Foreign investment determined the direction of the market in the larger part of 2019. Foreign investors were the net sellers of Nigerian equities throughout the year except for the months of August and September when positive net flows were posted. By implication, foreign investors lost confidence in the Nigerian stock market in the greater part of the year, causing them to divest their investment from time to time.

Read also: 2019 ECONOMY ROUNDUP: Inflation, Policies, Appointments, Sanctions, GDP. What’s in stock for 2020?

Factors responsible for this were multifarious, ranging from poor corporate earnings and unfriendly regulatory guidelines by the CBN with attendant uncertainties in the banking sector to susceptibility of Nigeria’s volatile economy to external shocks and growing uncertainties regarding implementation of structural reforms.

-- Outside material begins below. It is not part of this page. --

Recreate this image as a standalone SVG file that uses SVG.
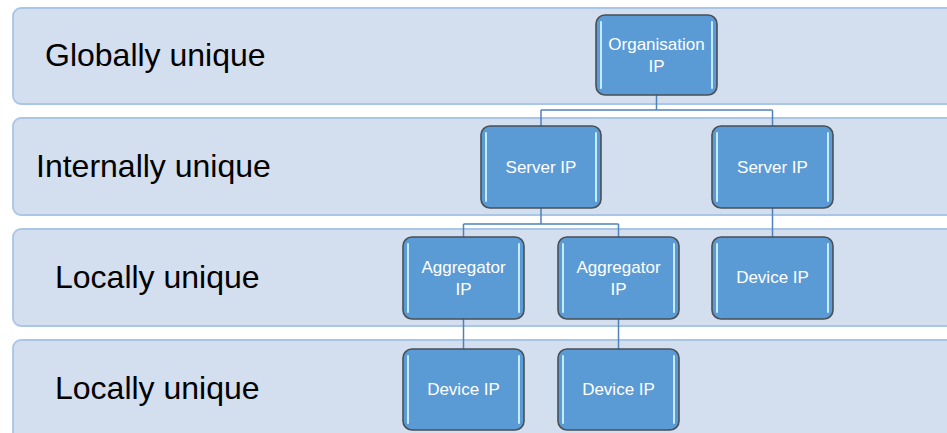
<svg xmlns="http://www.w3.org/2000/svg" width="947" height="433" viewBox="0 0 947 433">
<defs>
<style>
.band{fill:#D3DEEF;stroke:#A9C6E6;stroke-width:1.8}
.blabel{font-family:"Liberation Sans",Arial,sans-serif;font-size:32px;fill:#000}
.node{fill:#5B9BD5;stroke:#4A4F55;stroke-width:1.6}
.hl{stroke:#C4ECFF;stroke-width:2;stroke-linecap:round}
.ntext{font-family:"Liberation Sans",Arial,sans-serif;font-size:17px;fill:#FFFFFF;text-anchor:middle}
.conn{fill:none;stroke:#4F82B8;stroke-width:1.5}
</style>
</defs>
<rect width="947" height="433" fill="#FFFFFF"/>
<g id="bands">
<rect class="band" x="13" y="8" width="950" height="96" rx="8"/>
<rect class="band" x="13" y="118" width="950" height="97" rx="8"/>
<rect class="band" x="13" y="229" width="950" height="97" rx="8"/>
<rect class="band" x="13" y="340" width="950" height="110" rx="8"/>
<text class="blabel" x="45" y="66">Globally unique</text>
<text class="blabel" x="36" y="177">Internally unique</text>
<text class="blabel" x="55" y="288">Locally unique</text>
<text class="blabel" x="55" y="399">Locally unique</text>
</g>
<g id="connectors">
<path class="conn" d="M656.5 95 V110 M541 110 H772.5 M541 110 V126 M772.5 110 V126"/>
<path class="conn" d="M541 208 V224 M463.5 224 H618.5 M463.5 224 V237 M618.5 224 V237"/>
<path class="conn" d="M772.5 208 V237"/>
<path class="conn" d="M463.5 319 V349 M618.5 319 V349"/>
</g>
<g id="org">
<rect class="node" x="596" y="15" width="121" height="80" rx="9"/>
<line class="hl" x1="601" y1="22" x2="601" y2="88"/><line class="hl" x1="712" y1="22" x2="712" y2="88"/>
<text class="ntext" x="656.5" y="50">Organisation</text>
<text class="ntext" x="656.5" y="72">IP</text>
</g>
<g id="server1">
<rect class="node" x="481" y="126" width="120" height="82" rx="9"/>
<line class="hl" x1="486" y1="133" x2="486" y2="201"/><line class="hl" x1="596" y1="133" x2="596" y2="201"/>
<text class="ntext" x="541" y="173">Server IP</text>
</g>
<g id="server2">
<rect class="node" x="712" y="126" width="121" height="82" rx="9"/>
<line class="hl" x1="717" y1="133" x2="717" y2="201"/><line class="hl" x1="828" y1="133" x2="828" y2="201"/>
<text class="ntext" x="772.5" y="173">Server IP</text>
</g>
<g id="agg1">
<rect class="node" x="403" y="237" width="121" height="82" rx="9"/>
<line class="hl" x1="408" y1="244" x2="408" y2="312"/><line class="hl" x1="519" y1="244" x2="519" y2="312"/>
<text class="ntext" x="463.5" y="273">Aggregator</text>
<text class="ntext" x="463.5" y="295">IP</text>
</g>
<g id="agg2">
<rect class="node" x="558" y="237" width="121" height="82" rx="9"/>
<line class="hl" x1="563" y1="244" x2="563" y2="312"/><line class="hl" x1="674" y1="244" x2="674" y2="312"/>
<text class="ntext" x="618.5" y="273">Aggregator</text>
<text class="ntext" x="618.5" y="295">IP</text>
</g>
<g id="device3">
<rect class="node" x="712" y="237" width="121" height="82" rx="9"/>
<line class="hl" x1="717" y1="244" x2="717" y2="312"/><line class="hl" x1="828" y1="244" x2="828" y2="312"/>
<text class="ntext" x="772.5" y="283">Device IP</text>
</g>
<g id="device1">
<rect class="node" x="403" y="349" width="121" height="81" rx="9"/>
<line class="hl" x1="408" y1="356" x2="408" y2="423"/><line class="hl" x1="519" y1="356" x2="519" y2="423"/>
<text class="ntext" x="463.5" y="395">Device IP</text>
</g>
<g id="device2">
<rect class="node" x="558" y="349" width="121" height="81" rx="9"/>
<line class="hl" x1="563" y1="356" x2="563" y2="423"/><line class="hl" x1="674" y1="356" x2="674" y2="423"/>
<text class="ntext" x="618.5" y="395">Device IP</text>
</g>
</svg>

According to FDC, however, Foreign Portfolio Investment into the Nigerian economy stood at $14.438 billion in December 2019 compared to the pre-recession period of 2016 when the value was $1.813 billion.

Sub-Index Performance

All the sectoral indices closed lower at the end of December 2019. The Insurance Index, which opened at 126.48 basis points at the beginning of the year closed at 125.82 at year end. The Oil and Gas Index followed suit, plunging from the 302.23 basis points it opened with at the beginning of the year to close at 262.54. The Banking Index opened at 398.94 basis points to close at 354.84. The Consumer Goods Index nosedived from the 748.83 basis points it began the year with to 592.85 at 31st December, 2019.

Outlook for Q1 2020

Analysts at FDC have projected that bullish investors’ sentiment will be witnessed in Q1 2020. This is likely to be driven by early positioning on the part of investors seeking investment in stocks with high-yield dividends.

Declining yields on fixed income instruments compel investors to look the way of stock investment in the short term. Similarly, the need for institutional investors to rebalance their portfolios may trigger a lot of activities in the market.

Bargain hunting opportunities may prompt retail domestic investors to take advantage of undervalued stocks. It is anticipated also that foreign investment in equities will witness steady growth.

It is also said that litigation will increase owing to various policies of the government. Long-term investment decisions remain pretty unlikely given policy uncertainties and volatility of exchange rates.

It is worthy of note also that gradual loss of trust in government and policy makers might make investors to exercise restraint in the decision to invest.